We are, in a sense, positioned between the interstitial non-space of chapters four and five, and I think for my part, it's time to take an inventory of the concepts that we've introduced and think about them generally.
Firstly, Urizen is the personification of negation. He is associated with Priests, and Scientists, being criticized in fact on the same grounds. Blake is under no obligation to criticize science and scientific materialist philosophy, and in fact could have an apt ally if in fact his war was more focused on social bondage and political reality of his time.
Well, Blake's war is not against the individual priests who have made the choice to reject pleasure, it's against the impulse to impose a system specifically adapted to their own short comings on the lot of us all.
Science in this regard is no better, pretending to a truth which is an abjection of the senses and non-reasoning forms of intelligence.
Blake believes that man has a four-fold personality, but his sense of dimensionality is 2^3 or 3^2, ie: 8,9, or 8*9 = 72 = 2^3 * 3^2. In fact, you have to convert the whole thing over to 72, a mystical number indeed, especially if you want to "rearrange your base".
The reasoning intelligence, Urizen, which is depicted by Blake as asleep is one of four parts to the intelligence or "divine soul" of man. For that idea think of an Adam Kadmon, or a general template, a seed of humanity, which is sort of archetypal.
Freud, Jung, Lacan, all want to create a map of the psyche. Well, so does Blake. He is going to see the Bible, and all sacred codes as projections. Modern psychoanalytic concepts of projection are applicable. Modern mathematical concepts dealing with projection geometry are also applicable. The ability to map data from the physical world, and reshape it, so that you can see it as a Gestalt as a whole... That is the impulse and desire of understanding.
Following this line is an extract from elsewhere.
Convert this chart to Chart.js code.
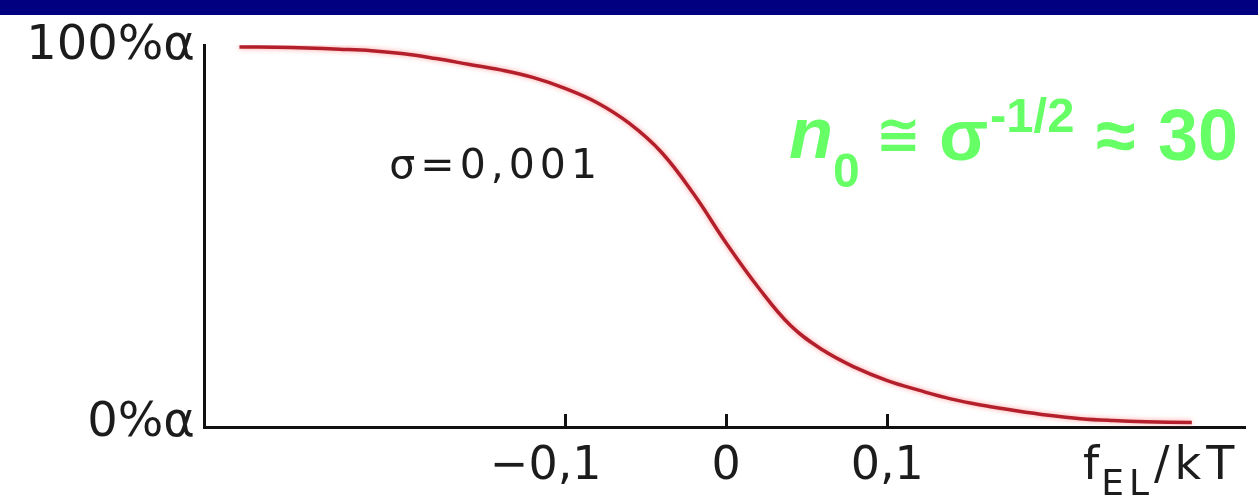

We leave Urizen standing, as Los was before described, with his feet hovering over an Abyss. This stands in contradistinction to the Void which Los stood over, perhaps now being aspected differently. The aspect in Blake is matter of perspective. The image of Christ with his hands pointed up and down, is a gesture, signifying the judgment of God and the Eternal abodes which await each soul. It signifies moral choice and fear of damnation. And here Urizen stands at once in the image of the fearful shepherd, protecting his flock from myriad goats. He is a Divider, not a uniter. He does not wish to bring men together, but to tear them asunder. From this a civil war of the soul is born, the same way men war over ideology. The caution of our conservative sensibilities forever wars against every natural impulse of the body.